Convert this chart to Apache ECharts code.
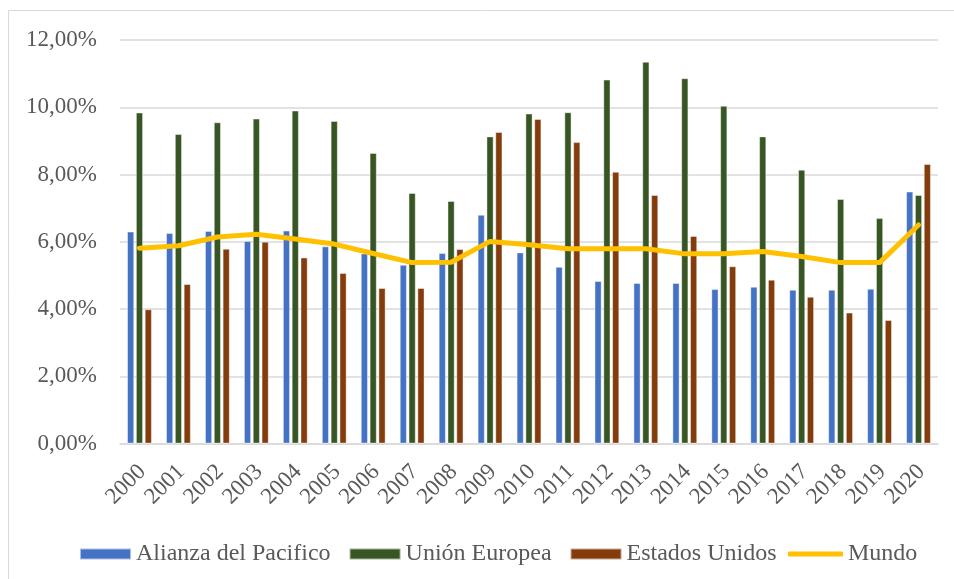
<!DOCTYPE html>
<html>
<head>
<meta charset="utf-8">
<script src="https://cdn.jsdelivr.net/npm/echarts@6/dist/echarts.min.js"></script>
<style>html,body{margin:0;padding:0;background:#fff;}#c{width:954px;height:579px;}</style>
</head>
<body>
<div id="c"></div>
<script>
const years = ['2000','2001','2002','2003','2004','2005','2006','2007','2008','2009','2010','2011','2012','2013','2014','2015','2016','2017','2018','2019','2020'];
const alianza = [6.30, 6.26, 6.32, 6.02, 6.33, 5.86, 5.65, 5.31, 5.66, 6.80, 5.68, 5.25, 4.83, 4.77, 4.77, 4.59, 4.66, 4.57, 4.57, 4.60, 7.49];
const union = [9.84, 9.20, 9.55, 9.66, 9.90, 9.59, 8.64, 7.45, 7.21, 9.13, 9.81, 9.85, 10.82, 11.35, 10.86, 10.04, 9.13, 8.14, 7.27, 6.70, 7.39];
const estados = [3.99, 4.74, 5.79, 6.00, 5.53, 5.07, 4.62, 4.62, 5.78, 9.26, 9.65, 8.96, 8.08, 7.39, 6.17, 5.27, 4.87, 4.36, 3.89, 3.67, 8.31];
const mundo = [5.81, 5.88, 6.14, 6.22, 6.08, 5.93, 5.65, 5.38, 5.39, 6.01, 5.91, 5.79, 5.79, 5.79, 5.64, 5.64, 5.71, 5.56, 5.38, 5.38, 6.50];
const yTicks = [0, 2, 4, 6, 8, 10, 12];

const font = 'Liberation Serif';
const chart = echarts.init(document.getElementById('c'), null, {renderer: 'canvas'});
const barBorder = {borderColor: 'rgba(255,255,255,0.55)', borderWidth: 0.8};
const legendText = {fontFamily: 'serif', fontSize: 24, fontWeight: 'normal', fontStyle: 'normal', color: '#595959'};
chart.setOption({
  animation: false,
  backgroundColor: '#fff',
  textStyle: {fontFamily: font},
  graphic: [{
    type: 'rect', shape: {x: 8.5, y: 10.5, width: 1000, height: 1000},
    style: {fill: 'none', stroke: '#d9d9d9', lineWidth: 1}, silent: true, z: -1
  }],
  grid: {left: 120, right: 16, top: 40, bottom: 135.5, containLabel: false},
  legend: [{
    left: 74, top: 537,
    itemWidth: 51, itemHeight: 11, itemGap: 18,
    textStyle: legendText,
    data: [
      {name: 'Alianza del Pacifico', icon: 'rect'},
      {name: 'Unión Europea', icon: 'rect'},
      {name: 'Estados Unidos', icon: 'rect'}
    ]
  }, {
    left: 783, top: 537,
    itemWidth: 55, itemHeight: 5,
    textStyle: legendText,
    data: [{name: 'Mundo', icon: 'roundRect'}]
  }],
  xAxis: {
    type: 'category', data: years,
    axisLine: {lineStyle: {color: '#d9d9d9', width: 1.5}},
    axisTick: {show: false},
    axisLabel: {
      interval: 0, rotate: 45, margin: 12, fontFamily: font, fontSize: 23, color: '#595959',
      formatter: '{a|{value}}',
      rich: {a: {fontFamily: font, fontSize: 23, color: '#595959', padding: [22, 7, 0, 0]}}
    }
  },
  yAxis: {
    type: 'value', min: yTicks[0], max: yTicks[yTicks.length - 1], interval: 2,
    axisLine: {show: false}, axisTick: {show: false},
    splitLine: {lineStyle: {color: '#d9d9d9', width: 1.5}},
    axisLabel: {
      margin: 23, fontFamily: font, fontSize: 23, color: '#595959',
      formatter: v => v.toFixed(2).replace('.', ',') + '%'
    }
  },
  series: [
    {name: 'Alianza del Pacifico', type: 'bar', data: alianza, barWidth: 7, barGap: '26%',
     itemStyle: Object.assign({color: '#4472C4'}, barBorder)},
    {name: 'Unión Europea', type: 'bar', data: union, barWidth: 7, barGap: '26%',
     itemStyle: Object.assign({color: '#375623'}, barBorder)},
    {name: 'Estados Unidos', type: 'bar', data: estados, barWidth: 7, barGap: '26%',
     itemStyle: Object.assign({color: '#843C0C'}, barBorder)},
    {name: 'Mundo', type: 'line', data: mundo, symbol: 'none', showSymbol: false,
     lineStyle: {color: '#FFC000', width: 5, cap: 'round', join: 'round'},
     itemStyle: {color: '#FFC000'}, z: 5}
  ]
});
</script>
</body>
</html>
----
Challenge
Please set down each line of the data above exactly as written, without the pictures.

Solution to this exercise
Convert this chart to Apache ECharts code.
<!DOCTYPE html>
<html>
<head>
<meta charset="utf-8">
<script src="https://cdn.jsdelivr.net/npm/echarts@6/dist/echarts.min.js"></script>
<style>html,body{margin:0;padding:0;background:#fff;}#c{width:954px;height:579px;}</style>
</head>
<body>
<div id="c"></div>
<script>
const years = ['2000','2001','2002','2003','2004','2005','2006','2007','2008','2009','2010','2011','2012','2013','2014','2015','2016','2017','2018','2019','2020'];
const alianza = [6.30, 6.26, 6.32, 6.02, 6.33, 5.86, 5.65, 5.31, 5.66, 6.80, 5.68, 5.25, 4.83, 4.77, 4.77, 4.59, 4.66, 4.57, 4.57, 4.60, 7.49];
const union = [9.84, 9.20, 9.55, 9.66, 9.90, 9.59, 8.64, 7.45, 7.21, 9.13, 9.81, 9.85, 10.82, 11.35, 10.86, 10.04, 9.13, 8.14, 7.27, 6.70, 7.39];
const estados = [3.99, 4.74, 5.79, 6.00, 5.53, 5.07, 4.62, 4.62, 5.78, 9.26, 9.65, 8.96, 8.08, 7.39, 6.17, 5.27, 4.87, 4.36, 3.89, 3.67, 8.31];
const mundo = [5.81, 5.88, 6.14, 6.22, 6.08, 5.93, 5.65, 5.38, 5.39, 6.01, 5.91, 5.79, 5.79, 5.79, 5.64, 5.64, 5.71, 5.56, 5.38, 5.38, 6.50];
const yTicks = [0, 2, 4, 6, 8, 10, 12];

const font = 'Liberation Serif';
const chart = echarts.init(document.getElementById('c'), null, {renderer: 'canvas'});
const barBorder = {borderColor: 'rgba(255,255,255,0.55)', borderWidth: 0.8};
const legendText = {fontFamily: 'serif', fontSize: 24, fontWeight: 'normal', fontStyle: 'normal', color: '#595959'};
chart.setOption({
  animation: false,
  backgroundColor: '#fff',
  textStyle: {fontFamily: font},
  graphic: [{
    type: 'rect', shape: {x: 8.5, y: 10.5, width: 1000, height: 1000},
    style: {fill: 'none', stroke: '#d9d9d9', lineWidth: 1}, silent: true, z: -1
  }],
  grid: {left: 120, right: 16, top: 40, bottom: 135.5, containLabel: false},
  legend: [{
    left: 74, top: 537,
    itemWidth: 51, itemHeight: 11, itemGap: 18,
    textStyle: legendText,
    data: [
      {name: 'Alianza del Pacifico', icon: 'rect'},
      {name: 'Unión Europea', icon: 'rect'},
      {name: 'Estados Unidos', icon: 'rect'}
    ]
  }, {
    left: 783, top: 537,
    itemWidth: 55, itemHeight: 5,
    textStyle: legendText,
    data: [{name: 'Mundo', icon: 'roundRect'}]
  }],
  xAxis: {
    type: 'category', data: years,
    axisLine: {lineStyle: {color: '#d9d9d9', width: 1.5}},
    axisTick: {show: false},
    axisLabel: {
      interval: 0, rotate: 45, margin: 12, fontFamily: font, fontSize: 23, color: '#595959',
      formatter: '{a|{value}}',
      rich: {a: {fontFamily: font, fontSize: 23, color: '#595959', padding: [22, 7, 0, 0]}}
    }
  },
  yAxis: {
    type: 'value', min: yTicks[0], max: yTicks[yTicks.length - 1], interval: 2,
    axisLine: {show: false}, axisTick: {show: false},
    splitLine: {lineStyle: {color: '#d9d9d9', width: 1.5}},
    axisLabel: {
      margin: 23, fontFamily: font, fontSize: 23, color: '#595959',
      formatter: v => v.toFixed(2).replace('.', ',') + '%'
    }
  },
  series: [
    {name: 'Alianza del Pacifico', type: 'bar', data: alianza, barWidth: 7, barGap: '26%',
     itemStyle: Object.assign({color: '#4472C4'}, barBorder)},
    {name: 'Unión Europea', type: 'bar', data: union, barWidth: 7, barGap: '26%',
     itemStyle: Object.assign({color: '#375623'}, barBorder)},
    {name: 'Estados Unidos', type: 'bar', data: estados, barWidth: 7, barGap: '26%',
     itemStyle: Object.assign({color: '#843C0C'}, barBorder)},
    {name: 'Mundo', type: 'line', data: mundo, symbol: 'none', showSymbol: false,
     lineStyle: {color: '#FFC000', width: 5, cap: 'round', join: 'round'},
     itemStyle: {color: '#FFC000'}, z: 5}
  ]
});
</script>
</body>
</html>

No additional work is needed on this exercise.